Request:
Restate all of the data exactly.

Recorded information:

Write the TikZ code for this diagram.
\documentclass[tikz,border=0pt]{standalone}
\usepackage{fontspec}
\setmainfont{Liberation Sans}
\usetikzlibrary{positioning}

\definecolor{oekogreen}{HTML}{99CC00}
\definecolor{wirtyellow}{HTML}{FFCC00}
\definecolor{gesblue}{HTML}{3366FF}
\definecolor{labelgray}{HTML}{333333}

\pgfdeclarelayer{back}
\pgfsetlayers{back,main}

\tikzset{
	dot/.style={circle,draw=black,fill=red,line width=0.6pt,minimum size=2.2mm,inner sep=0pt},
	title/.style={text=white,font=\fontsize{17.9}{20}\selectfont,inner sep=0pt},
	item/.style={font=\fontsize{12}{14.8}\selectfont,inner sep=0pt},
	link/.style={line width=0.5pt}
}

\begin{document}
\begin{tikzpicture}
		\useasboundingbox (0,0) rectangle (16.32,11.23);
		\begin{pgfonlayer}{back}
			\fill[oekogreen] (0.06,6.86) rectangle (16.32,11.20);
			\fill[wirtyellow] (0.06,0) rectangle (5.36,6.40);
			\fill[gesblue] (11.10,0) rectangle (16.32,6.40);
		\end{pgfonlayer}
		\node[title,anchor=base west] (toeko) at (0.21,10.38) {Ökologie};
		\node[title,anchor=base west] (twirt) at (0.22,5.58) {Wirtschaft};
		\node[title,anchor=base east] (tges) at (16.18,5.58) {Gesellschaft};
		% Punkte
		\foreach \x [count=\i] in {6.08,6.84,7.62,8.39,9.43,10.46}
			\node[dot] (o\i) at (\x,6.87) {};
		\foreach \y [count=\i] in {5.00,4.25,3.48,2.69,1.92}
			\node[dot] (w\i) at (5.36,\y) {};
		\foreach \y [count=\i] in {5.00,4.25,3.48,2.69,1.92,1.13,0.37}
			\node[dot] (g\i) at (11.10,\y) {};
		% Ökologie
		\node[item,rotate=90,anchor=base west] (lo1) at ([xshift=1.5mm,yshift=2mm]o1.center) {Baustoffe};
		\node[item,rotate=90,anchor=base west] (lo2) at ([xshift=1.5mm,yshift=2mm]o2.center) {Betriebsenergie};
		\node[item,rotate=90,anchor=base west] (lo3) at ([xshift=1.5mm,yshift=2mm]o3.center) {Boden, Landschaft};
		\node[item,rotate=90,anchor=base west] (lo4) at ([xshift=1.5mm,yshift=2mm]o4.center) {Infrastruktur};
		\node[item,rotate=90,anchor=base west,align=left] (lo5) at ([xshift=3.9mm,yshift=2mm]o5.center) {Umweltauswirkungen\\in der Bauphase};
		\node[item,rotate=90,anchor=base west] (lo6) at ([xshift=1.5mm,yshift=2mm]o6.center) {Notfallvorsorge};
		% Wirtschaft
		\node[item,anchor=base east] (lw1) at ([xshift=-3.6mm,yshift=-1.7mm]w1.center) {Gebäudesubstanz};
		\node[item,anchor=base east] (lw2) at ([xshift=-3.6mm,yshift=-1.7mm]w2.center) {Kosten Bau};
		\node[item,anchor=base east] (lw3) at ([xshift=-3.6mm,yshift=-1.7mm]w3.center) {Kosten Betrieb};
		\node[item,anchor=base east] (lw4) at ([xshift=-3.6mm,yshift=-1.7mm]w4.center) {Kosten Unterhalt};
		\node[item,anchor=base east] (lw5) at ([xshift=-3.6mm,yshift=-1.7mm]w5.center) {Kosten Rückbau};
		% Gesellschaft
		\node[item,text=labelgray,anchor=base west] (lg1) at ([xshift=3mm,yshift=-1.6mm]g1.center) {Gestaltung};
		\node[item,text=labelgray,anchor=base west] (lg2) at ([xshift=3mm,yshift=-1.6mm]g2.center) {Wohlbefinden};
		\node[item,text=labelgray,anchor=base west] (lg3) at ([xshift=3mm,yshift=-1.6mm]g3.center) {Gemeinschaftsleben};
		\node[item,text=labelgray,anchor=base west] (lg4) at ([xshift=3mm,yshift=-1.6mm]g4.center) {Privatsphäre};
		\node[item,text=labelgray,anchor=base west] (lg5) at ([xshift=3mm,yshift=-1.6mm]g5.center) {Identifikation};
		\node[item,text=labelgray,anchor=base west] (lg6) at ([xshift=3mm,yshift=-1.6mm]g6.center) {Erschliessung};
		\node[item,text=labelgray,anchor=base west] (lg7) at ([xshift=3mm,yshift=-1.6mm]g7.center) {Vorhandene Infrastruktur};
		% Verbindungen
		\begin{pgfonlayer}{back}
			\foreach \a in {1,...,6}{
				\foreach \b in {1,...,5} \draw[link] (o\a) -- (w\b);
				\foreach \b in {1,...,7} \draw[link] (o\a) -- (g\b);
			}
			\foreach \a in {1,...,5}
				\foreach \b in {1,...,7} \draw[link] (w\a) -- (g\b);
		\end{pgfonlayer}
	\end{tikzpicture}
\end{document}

Solution below:
Write the TikZ code for this diagram.
\documentclass[tikz,border=0pt]{standalone}
\usepackage{fontspec}
\setmainfont{Liberation Sans}
\usetikzlibrary{positioning}

\definecolor{oekogreen}{HTML}{99CC00}
\definecolor{wirtyellow}{HTML}{FFCC00}
\definecolor{gesblue}{HTML}{3366FF}
\definecolor{labelgray}{HTML}{333333}

\pgfdeclarelayer{back}
\pgfsetlayers{back,main}

\tikzset{
	dot/.style={circle,draw=black,fill=red,line width=0.6pt,minimum size=2.2mm,inner sep=0pt},
	title/.style={text=white,font=\fontsize{17.9}{20}\selectfont,inner sep=0pt},
	item/.style={font=\fontsize{12}{14.8}\selectfont,inner sep=0pt},
	link/.style={line width=0.5pt}
}

\begin{document}
\begin{tikzpicture}
		\useasboundingbox (0,0) rectangle (16.32,11.23);
		\begin{pgfonlayer}{back}
			\fill[oekogreen] (0.06,6.86) rectangle (16.32,11.20);
			\fill[wirtyellow] (0.06,0) rectangle (5.36,6.40);
			\fill[gesblue] (11.10,0) rectangle (16.32,6.40);
		\end{pgfonlayer}
		\node[title,anchor=base west] (toeko) at (0.21,10.38) {Ökologie};
		\node[title,anchor=base west] (twirt) at (0.22,5.58) {Wirtschaft};
		\node[title,anchor=base east] (tges) at (16.18,5.58) {Gesellschaft};
		% Punkte
		\foreach \x [count=\i] in {6.08,6.84,7.62,8.39,9.43,10.46}
			\node[dot] (o\i) at (\x,6.87) {};
		\foreach \y [count=\i] in {5.00,4.25,3.48,2.69,1.92}
			\node[dot] (w\i) at (5.36,\y) {};
		\foreach \y [count=\i] in {5.00,4.25,3.48,2.69,1.92,1.13,0.37}
			\node[dot] (g\i) at (11.10,\y) {};
		% Ökologie
		\node[item,rotate=90,anchor=base west] (lo1) at ([xshift=1.5mm,yshift=2mm]o1.center) {Baustoffe};
		\node[item,rotate=90,anchor=base west] (lo2) at ([xshift=1.5mm,yshift=2mm]o2.center) {Betriebsenergie};
		\node[item,rotate=90,anchor=base west] (lo3) at ([xshift=1.5mm,yshift=2mm]o3.center) {Boden, Landschaft};
		\node[item,rotate=90,anchor=base west] (lo4) at ([xshift=1.5mm,yshift=2mm]o4.center) {Infrastruktur};
		\node[item,rotate=90,anchor=base west,align=left] (lo5) at ([xshift=3.9mm,yshift=2mm]o5.center) {Umweltauswirkungen\\in der Bauphase};
		\node[item,rotate=90,anchor=base west] (lo6) at ([xshift=1.5mm,yshift=2mm]o6.center) {Notfallvorsorge};
		% Wirtschaft
		\node[item,anchor=base east] (lw1) at ([xshift=-3.6mm,yshift=-1.7mm]w1.center) {Gebäudesubstanz};
		\node[item,anchor=base east] (lw2) at ([xshift=-3.6mm,yshift=-1.7mm]w2.center) {Kosten Bau};
		\node[item,anchor=base east] (lw3) at ([xshift=-3.6mm,yshift=-1.7mm]w3.center) {Kosten Betrieb};
		\node[item,anchor=base east] (lw4) at ([xshift=-3.6mm,yshift=-1.7mm]w4.center) {Kosten Unterhalt};
		\node[item,anchor=base east] (lw5) at ([xshift=-3.6mm,yshift=-1.7mm]w5.center) {Kosten Rückbau};
		% Gesellschaft
		\node[item,text=labelgray,anchor=base west] (lg1) at ([xshift=3mm,yshift=-1.6mm]g1.center) {Gestaltung};
		\node[item,text=labelgray,anchor=base west] (lg2) at ([xshift=3mm,yshift=-1.6mm]g2.center) {Wohlbefinden};
		\node[item,text=labelgray,anchor=base west] (lg3) at ([xshift=3mm,yshift=-1.6mm]g3.center) {Gemeinschaftsleben};
		\node[item,text=labelgray,anchor=base west] (lg4) at ([xshift=3mm,yshift=-1.6mm]g4.center) {Privatsphäre};
		\node[item,text=labelgray,anchor=base west] (lg5) at ([xshift=3mm,yshift=-1.6mm]g5.center) {Identifikation};
		\node[item,text=labelgray,anchor=base west] (lg6) at ([xshift=3mm,yshift=-1.6mm]g6.center) {Erschliessung};
		\node[item,text=labelgray,anchor=base west] (lg7) at ([xshift=3mm,yshift=-1.6mm]g7.center) {Vorhandene Infrastruktur};
		% Verbindungen
		\begin{pgfonlayer}{back}
			\foreach \a in {1,...,6}{
				\foreach \b in {1,...,5} \draw[link] (o\a) -- (w\b);
				\foreach \b in {1,...,7} \draw[link] (o\a) -- (g\b);
			}
			\foreach \a in {1,...,5}
				\foreach \b in {1,...,7} \draw[link] (w\a) -- (g\b);
		\end{pgfonlayer}
	\end{tikzpicture}
\end{document}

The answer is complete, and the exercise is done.